In general, this is a better starting salary than retail sales, which is another “first job” that recent grads look to. Moreover, if your ultimate goal is to get into a more business-oriented position, and “climb the corporate ladder” there’s no better place for first-job experience than a call center/customer service job. It will hone your people-skills, while giving you a working knowledge of technology and office procedures. So, it’s a good “lift-off” position for future jobs and future earnings. Which brings us to:
- You’ll Develop Valuable Skills and Experience
As a call center agent, you might have as many as a hundred conversations per day. For each, there will be a checklist of specific tasks to perform, such as starting with the correct greeting, asking the required questions and entering relevant data from the call.

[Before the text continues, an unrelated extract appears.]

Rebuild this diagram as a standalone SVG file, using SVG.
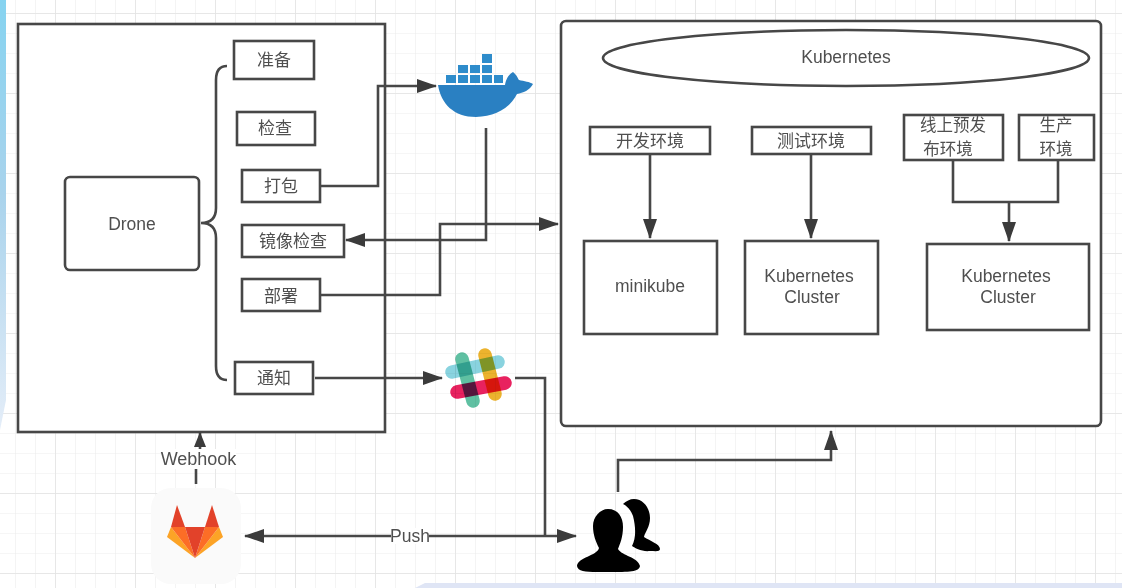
<svg xmlns="http://www.w3.org/2000/svg" width="1122" height="588" viewBox="0 0 1122 588">
<defs>
<linearGradient id="edge" x1="0" y1="0" x2="0" y2="1"><stop offset="0" stop-color="#86d3f0"/><stop offset="0.45" stop-color="#a9d3ec"/><stop offset="1" stop-color="#e4edf8"/></linearGradient>
<pattern id="g" width="20" height="20" patternUnits="userSpaceOnUse" x="15" y="13"><path d="M0 0H20M0 0V20" fill="none" stroke="#ededed" stroke-width="1.2"/></pattern>
<pattern id="G" width="80" height="80" patternUnits="userSpaceOnUse" x="55" y="13"><path d="M0 0H80M0 0V80" fill="none" stroke="#e4e4e4" stroke-width="1.5"/></pattern>
<marker id="a" markerWidth="20" markerHeight="14" refX="19" refY="7" orient="auto-start-reverse" markerUnits="userSpaceOnUse"><path d="M0 0L20 7L0 14Z" fill="#3a3a3a"/></marker>
<marker id="b" markerWidth="15" markerHeight="12" refX="14" refY="6" orient="auto" markerUnits="userSpaceOnUse"><path d="M0 0L15 6L0 12Z" fill="#3a3a3a"/></marker>
<filter id="soft" x="0" y="0" width="100%" height="100%"><feGaussianBlur stdDeviation="0.45"/></filter>
</defs>
<style>
.n{fill:#fff;stroke:#464646;stroke-width:2.6}
.c{fill:none;stroke:#464646;stroke-width:2.6}
.t{font-family:"Noto Sans CJK SC","Liberation Sans",sans-serif;font-size:17px;fill:#505050;text-anchor:middle}
.t2{font-size:16.500px}
.l{font-family:"Liberation Sans",sans-serif;font-size:17.5px;fill:#505050;text-anchor:middle}
.s{mix-blend-mode:multiply}
</style>
<rect width="1122" height="588" fill="#fff"/>
<g filter="url(#soft)">
<rect width="1122" height="588" fill="url(#g)"/>
<rect width="1122" height="588" fill="url(#G)"/>
<path d="M0 0H6V400L0 430Z" fill="url(#edge)"/>
<path d="M415 588L425 583H1122V588Z" fill="#dfe5f5"/>

<g id="drone-box"><rect class="n" x="18" y="24" width="367" height="408"/></g>
<g id="k8s-box"><rect class="n" x="561" y="21" width="540" height="405" rx="5"/></g>

<g id="connectors">
<path class="c" d="M227 66Q216 66 216 80V208Q216 223 201 223Q216 223 216 238V366Q216 380 227 380"/>
<path class="c" d="M320 186H378V86H436" marker-end="url(#a)"/>
<path class="c" d="M486 128V240H346" marker-end="url(#a)"/>
<path class="c" d="M321 295H440V224H558" marker-end="url(#a)"/>
<path class="c" d="M315 378H442" marker-end="url(#a)"/>
<path class="c" d="M515 378H545V536"/>
<path class="c" d="M245 536H576" marker-start="url(#a)" marker-end="url(#a)"/>
<path class="c" d="M618 492V460H831V431" marker-end="url(#a)"/>
<path class="c" d="M196 484V468"/>
<path class="c" d="M200 452V433" marker-end="url(#b)"/>
<path class="c" d="M650 155V238" marker-end="url(#a)"/>
<path class="c" d="M811 155V238" marker-end="url(#a)"/>
<path class="c" d="M953 160V202H1058V160M1009 202V241" marker-end="url(#a)"/>
</g>

<g id="drone"><rect class="n" x="65" y="177" width="134" height="93" rx="5"/><text class="l" x="132" y="230">Drone</text></g>
<g id="prepare"><rect class="n" x="234" y="41" width="80" height="38"/><text class="t" x="274" y="66">准备</text></g>
<g id="check"><rect class="n" x="237" y="112" width="78" height="33"/><text class="t" x="275" y="134">检查</text></g>
<g id="package"><rect class="n" x="242" y="170" width="78" height="32"/><text class="t" x="281" y="192">打包</text></g>
<g id="image-check"><rect class="n" x="242" y="225" width="102" height="32"/><text class="t" x="293" y="247">镜像检查</text></g>
<g id="deploy"><rect class="n" x="242" y="279" width="78" height="32"/><text class="t" x="281" y="302">部署</text></g>
<g id="notify"><rect class="n" x="235" y="362" width="78" height="32"/><text class="t" x="274" y="384">通知</text></g>

<g id="kubernetes"><ellipse class="n" cx="846" cy="58" rx="243" ry="28"/><text class="l" x="846" y="63">Kubernetes</text></g>
<g id="dev"><rect class="n" x="590" y="127" width="120" height="27"/><text class="t" x="650" y="147">开发环境</text></g>
<g id="test"><rect class="n" x="752" y="127" width="119" height="27"/><text class="t" x="811" y="147">测试环境</text></g>
<g id="pre"><rect class="n" x="904" y="115" width="99" height="45"/><text class="t t2" x="953" y="131">线上预发</text><text class="t t2" x="948" y="155">布环境</text></g>
<g id="prod"><rect class="n" x="1019" y="115" width="75" height="45"/><text class="t t2" x="1056" y="131">生产</text><text class="t t2" x="1056" y="155">环境</text></g>
<g id="minikube"><rect class="n" x="584" y="241" width="133" height="93"/><text class="l" x="650" y="292">minikube</text></g>
<g id="cluster1"><rect class="n" x="745" y="241" width="133" height="93"/><text class="l" x="809" y="282">Kubernetes</text><text class="l" x="812" y="303">Cluster</text></g>
<g id="cluster2"><rect class="n" x="927" y="244" width="162" height="86"/><text class="l" x="1006" y="282">Kubernetes</text><text class="l" x="1008" y="303">Cluster</text></g>

<g id="docker">
<path d="M438 85H505C506 79 509 74 513 72C517 75 518 79 519 80C524 81 530 82 533 84C530 90 523 93 517 94C510 108 495 117 476 117C454 117 441 104 438 85Z" fill="#2b80c2"/>
<g fill="#2f8ccb"><rect x="446" y="75" width="10" height="8"/><rect x="458" y="75" width="10" height="8"/><rect x="470" y="75" width="10" height="8"/><rect x="482" y="75" width="10" height="8"/><rect x="494" y="75" width="9" height="8"/><rect x="458" y="65" width="10" height="8"/><rect x="470" y="65" width="10" height="8"/><rect x="482" y="65" width="10" height="8"/><rect x="482" y="54" width="10" height="9"/></g>
</g>

<g id="slack" fill="none" stroke-linecap="round" stroke-width="13.500">
<path class="s" d="M452 372L498 362" stroke="#89d3df"/>
<path class="s" d="M462 359L473 401" stroke="#5fc0a2"/>
<path class="s" d="M485 355L495 394" stroke="#ecb32d"/>
<path class="s" d="M457 392L505 383" stroke="#e8205f"/>
</g>

<g id="gitlab">
<rect x="151" y="488" width="90" height="96" rx="20" fill="#fafafa"/>
<path d="M167 537L171 527L195 558Z" fill="#fca326"/>
<path d="M223 537L219 527L195 558Z" fill="#fca326"/>
<path d="M171 527H185L195 558Z" fill="#fc6d26"/>
<path d="M219 527H205L195 558Z" fill="#fc6d26"/>
<path d="M185 527L195 558L205 527Z" fill="#e24329"/>
<path d="M171 527L177 505L185 527Z" fill="#e24329"/>
<path d="M205 527L212 505L219 527Z" fill="#e24329"/>
</g>

<g id="users" fill="#000">
<path d="M608 509C618 509 623 517 623 527C623 537 620 544 618 549C622 556 638 557 640 566C639 572 630 572 608 572C590 572 578 573 577 566C578 557 597 556 599 548C596 542 593 535 593 526C593 517 600 509 608 509Z"/>
<path d="M634 499C644 499 650 509 650 518C650 527 645 532 644 537C650 541 660 544 660 549C660 552 655 551 650 551C642 552 635 548 632 546C636 538 636 528 633 516C631 510 627 506 623 504C626 501 630 499 634 499Z"/>
</g>

<g id="labels">
<rect x="162" y="449" width="74" height="20" fill="#fff"/>
<text class="l" x="198.500" y="465" style="font-size:18px">Webhook</text>
<rect x="391" y="528" width="38" height="16" fill="#fff"/>
<text class="l" x="410" y="542">Push</text>
</g>
</g>
</svg>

So, each call is an opportunity for you to either improve your response or to learn from your mistakes. Call center agents have many more learning opportunities per hour than those in most other occupations have in a week. This kind of on-the-job training can’t be taught in the classroom and is invaluable as you move forward in your career.
Call center jobs require people skills, the ability to solve problems and to communicate well. These are all skills that are necessary for success in nearly any field. Of course, there’s more to the job than just communicating well with people. Depending upon the company you work for, you may need to check account balances, correct errors, or provide detailed information.
Most companies offer on-line self-service for customers, so if they’re calling in for help, it’s usually a complicated issue that requires more than just checking a box. It requires the call-taker to solve the problem.
- Career Advancement
We won’t hide the fact that call centers have a high rate of employee turnover. They are fast-paced environments, and new agents who find they aren’t cut out for the job usually do so very quickly. But people who do well in this type of environment can really thrive—and so can their careers.
Call center positions don’t have to be dead-end entry-level jobs that require no skill and don’t lead anywhere. That’s a common misperception.
As I said at the beginning, “Where you go from here is up to you!”
For call center agents who stay focused and motivated, opportunities abound.